## JOB
Reproduce each line of the material exactly, minus any picture.

>> begin LISTING

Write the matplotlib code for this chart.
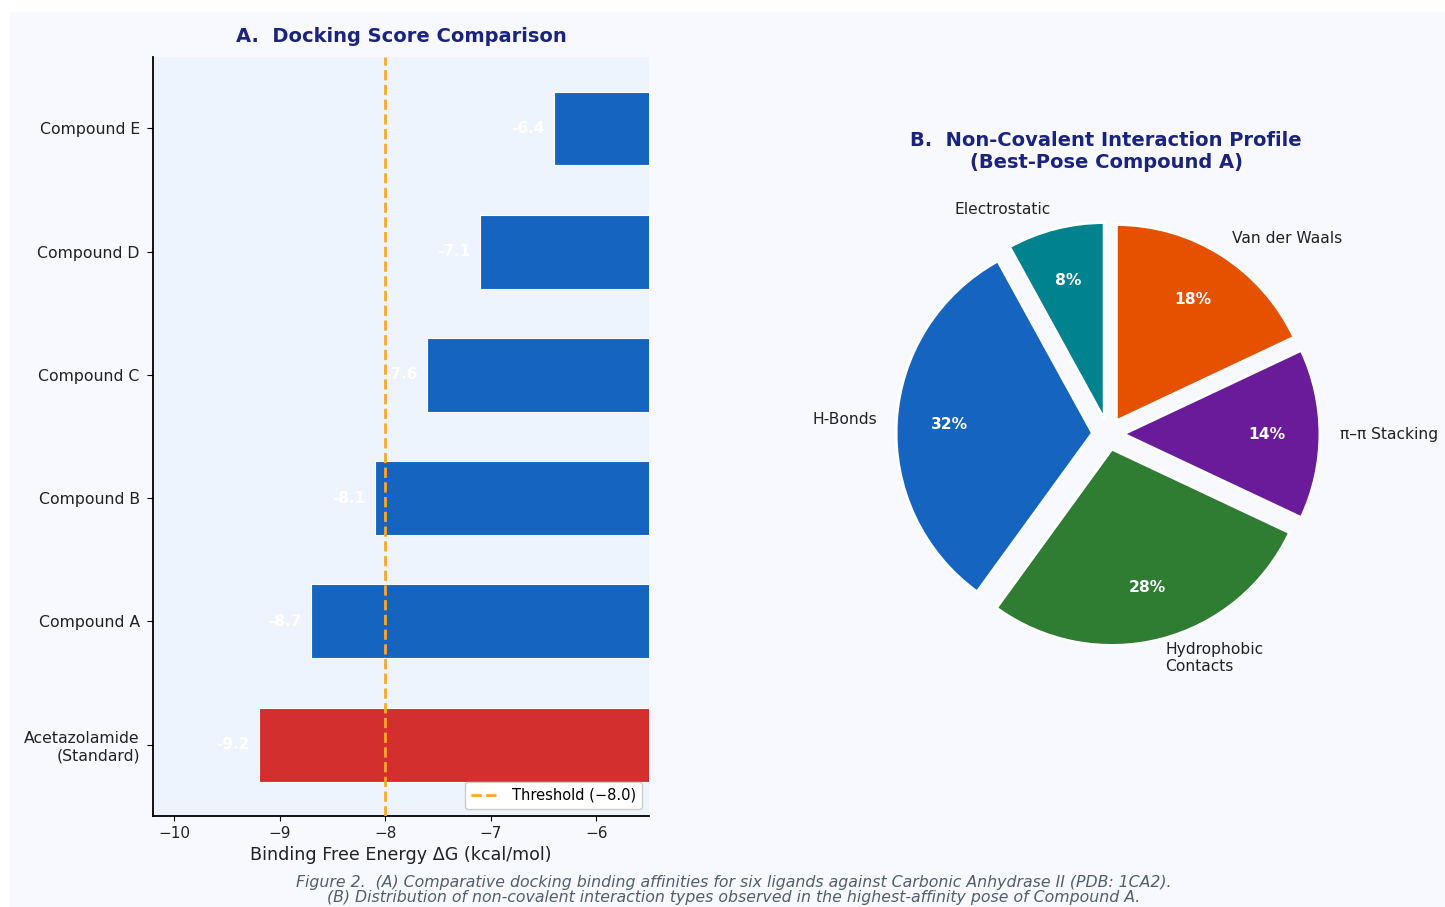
import matplotlib
matplotlib.use("Agg")
import matplotlib.pyplot as plt
from matplotlib.patches import Rectangle

plt.rcParams["font.family"] = ["DejaVu Sans"]

# panel A data
compounds = ["Acetazolamide\n(Standard)", "Compound A", "Compound B",
             "Compound C", "Compound D", "Compound E"]
dock_scores = [-9.2, -8.7, -8.1, -7.6, -7.1, -6.4]
bar_colors = ["#d32f2f", "#1565c0", "#1565c0", "#1565c0", "#1565c0", "#1565c0"]
threshold = -8.0

# panel B data
interactions = ["Electrostatic", "H-Bonds", "Hydrophobic\nContacts",
                "π–π Stacking", "Van der Waals"]
shares = [8, 32, 28, 14, 18]
pie_colors = ["#00838f", "#1565c0", "#2e7d32", "#6a1b9a", "#e65100"]

bg = "#f7f9fe"
ax_bg = "#eef4fd"
navy = "#1a237e"

fig = plt.figure(figsize=(14.45, 9.07), dpi=100, facecolor="white")
fig.patches.append(Rectangle((10 / 1445, 0), 1 - 10 / 1445, 1 - 12 / 907,
                             transform=fig.transFigure, facecolor=bg,
                             edgecolor="none", zorder=-10))

# --- A: docking scores ---
ax1 = fig.add_axes([153 / 1445, 1 - 816 / 907, 496 / 1445, 759 / 907])
ax1.set_facecolor(ax_bg)
y = range(len(compounds))
ax1.barh(y, dock_scores, height=0.6, color=bar_colors,
         edgecolor="white", linewidth=0.8, zorder=2)
for yi, v in zip(y, dock_scores):
    ax1.text(v - 0.09, yi, f"{v:.1f}", ha="right", va="center",
             color="white", fontsize=11, fontweight="bold", zorder=3)
ax1.axvline(threshold, color="#ffa726", linestyle="--", linewidth=2,
            label="Threshold (\u22128.0)", zorder=3)
ax1.set_xlim(-10.2, -5.5)
ax1.set_yticks(list(y))
ax1.set_yticklabels(compounds, fontsize=11.3, color="#222222")
ax1.tick_params(axis="y", length=4.5, pad=5)
ax1.tick_params(axis="x", labelsize=11, labelcolor="#222222")
ax1.set_xlabel("Binding Free Energy \u0394G (kcal/mol)", fontsize=12.6,
               color="#222222")
ax1.set_title("A.  Docking Score Comparison", fontsize=14, fontweight="bold",
              color=navy, pad=11)
for s in ["top", "right"]:
    ax1.spines[s].set_visible(False)
ax1.spines["left"].set_linewidth(1.3)
ax1.spines["bottom"].set_linewidth(1.3)
ax1.legend(loc="lower right", fontsize=10.5, framealpha=1, borderaxespad=0.5)

# --- B: interaction profile ---
ax2 = fig.add_axes([(1108 - 260) / 1445, 1 - (434 + 260) / 907,
                    520 / 1445, 520 / 907])
ax2.set_facecolor(bg)
wedges, texts, autotexts = ax2.pie(
    shares, labels=interactions, colors=pie_colors, startangle=90,
    explode=[0.06] * len(shares), autopct="%d%%", pctdistance=0.73,
    labeldistance=1.1, radius=0.755,
    wedgeprops=dict(edgecolor="white", linewidth=2),
    textprops=dict(fontsize=11.2, color="#222222"))
for t in autotexts:
    t.set_color("white")
    t.set_fontweight("bold")
ax2.set_aspect("equal")
ax2.set_xlim(-1, 1)
ax2.set_ylim(-1, 1)
fig.text(1106 / 1445, 1 - 151 / 907,
         "B.  Non-Covalent Interaction Profile\n(Best-Pose Compound A)",
         ha="center", va="center", fontsize=14, fontweight="bold", color=navy)

fig.text(734 / 1445, 1 - 890 / 907,
         "Figure 2.  (A) Comparative docking binding affinities for six ligands "
         "against Carbonic Anhydrase II (PDB: 1CA2).\n(B) Distribution of "
         "non-covalent interaction types observed in the highest-affinity pose "
         "of Compound A.",
         ha="center", va="center", fontsize=11.3, style="italic",
         color="#4f5f6b", linespacing=0.95)

fig.savefig("out.png", dpi=100, facecolor=fig.get_facecolor())
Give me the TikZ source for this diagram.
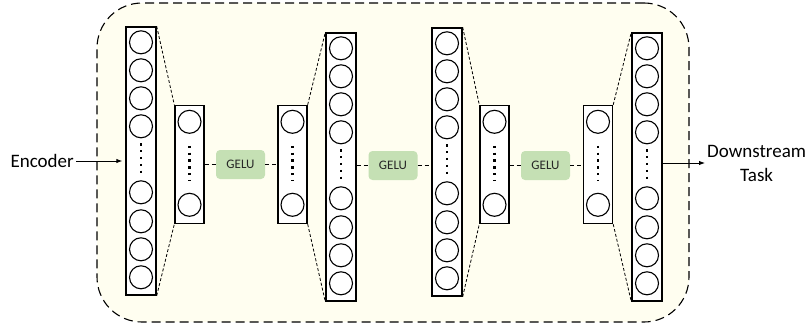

>> end LISTING

## TASK SOLUTION
Write the matplotlib code for this chart.
import matplotlib
matplotlib.use("Agg")
import matplotlib.pyplot as plt
from matplotlib.patches import Rectangle

plt.rcParams["font.family"] = ["DejaVu Sans"]

# panel A data
compounds = ["Acetazolamide\n(Standard)", "Compound A", "Compound B",
             "Compound C", "Compound D", "Compound E"]
dock_scores = [-9.2, -8.7, -8.1, -7.6, -7.1, -6.4]
bar_colors = ["#d32f2f", "#1565c0", "#1565c0", "#1565c0", "#1565c0", "#1565c0"]
threshold = -8.0

# panel B data
interactions = ["Electrostatic", "H-Bonds", "Hydrophobic\nContacts",
                "π–π Stacking", "Van der Waals"]
shares = [8, 32, 28, 14, 18]
pie_colors = ["#00838f", "#1565c0", "#2e7d32", "#6a1b9a", "#e65100"]

bg = "#f7f9fe"
ax_bg = "#eef4fd"
navy = "#1a237e"

fig = plt.figure(figsize=(14.45, 9.07), dpi=100, facecolor="white")
fig.patches.append(Rectangle((10 / 1445, 0), 1 - 10 / 1445, 1 - 12 / 907,
                             transform=fig.transFigure, facecolor=bg,
                             edgecolor="none", zorder=-10))

# --- A: docking scores ---
ax1 = fig.add_axes([153 / 1445, 1 - 816 / 907, 496 / 1445, 759 / 907])
ax1.set_facecolor(ax_bg)
y = range(len(compounds))
ax1.barh(y, dock_scores, height=0.6, color=bar_colors,
         edgecolor="white", linewidth=0.8, zorder=2)
for yi, v in zip(y, dock_scores):
    ax1.text(v - 0.09, yi, f"{v:.1f}", ha="right", va="center",
             color="white", fontsize=11, fontweight="bold", zorder=3)
ax1.axvline(threshold, color="#ffa726", linestyle="--", linewidth=2,
            label="Threshold (\u22128.0)", zorder=3)
ax1.set_xlim(-10.2, -5.5)
ax1.set_yticks(list(y))
ax1.set_yticklabels(compounds, fontsize=11.3, color="#222222")
ax1.tick_params(axis="y", length=4.5, pad=5)
ax1.tick_params(axis="x", labelsize=11, labelcolor="#222222")
ax1.set_xlabel("Binding Free Energy \u0394G (kcal/mol)", fontsize=12.6,
               color="#222222")
ax1.set_title("A.  Docking Score Comparison", fontsize=14, fontweight="bold",
              color=navy, pad=11)
for s in ["top", "right"]:
    ax1.spines[s].set_visible(False)
ax1.spines["left"].set_linewidth(1.3)
ax1.spines["bottom"].set_linewidth(1.3)
ax1.legend(loc="lower right", fontsize=10.5, framealpha=1, borderaxespad=0.5)

# --- B: interaction profile ---
ax2 = fig.add_axes([(1108 - 260) / 1445, 1 - (434 + 260) / 907,
                    520 / 1445, 520 / 907])
ax2.set_facecolor(bg)
wedges, texts, autotexts = ax2.pie(
    shares, labels=interactions, colors=pie_colors, startangle=90,
    explode=[0.06] * len(shares), autopct="%d%%", pctdistance=0.73,
    labeldistance=1.1, radius=0.755,
    wedgeprops=dict(edgecolor="white", linewidth=2),
    textprops=dict(fontsize=11.2, color="#222222"))
for t in autotexts:
    t.set_color("white")
    t.set_fontweight("bold")
ax2.set_aspect("equal")
ax2.set_xlim(-1, 1)
ax2.set_ylim(-1, 1)
fig.text(1106 / 1445, 1 - 151 / 907,
         "B.  Non-Covalent Interaction Profile\n(Best-Pose Compound A)",
         ha="center", va="center", fontsize=14, fontweight="bold", color=navy)

fig.text(734 / 1445, 1 - 890 / 907,
         "Figure 2.  (A) Comparative docking binding affinities for six ligands "
         "against Carbonic Anhydrase II (PDB: 1CA2).\n(B) Distribution of "
         "non-covalent interaction types observed in the highest-affinity pose "
         "of Compound A.",
         ha="center", va="center", fontsize=11.3, style="italic",
         color="#4f5f6b", linespacing=0.95)

fig.savefig("out.png", dpi=100, facecolor=fig.get_facecolor())
Give me the TikZ source for this diagram.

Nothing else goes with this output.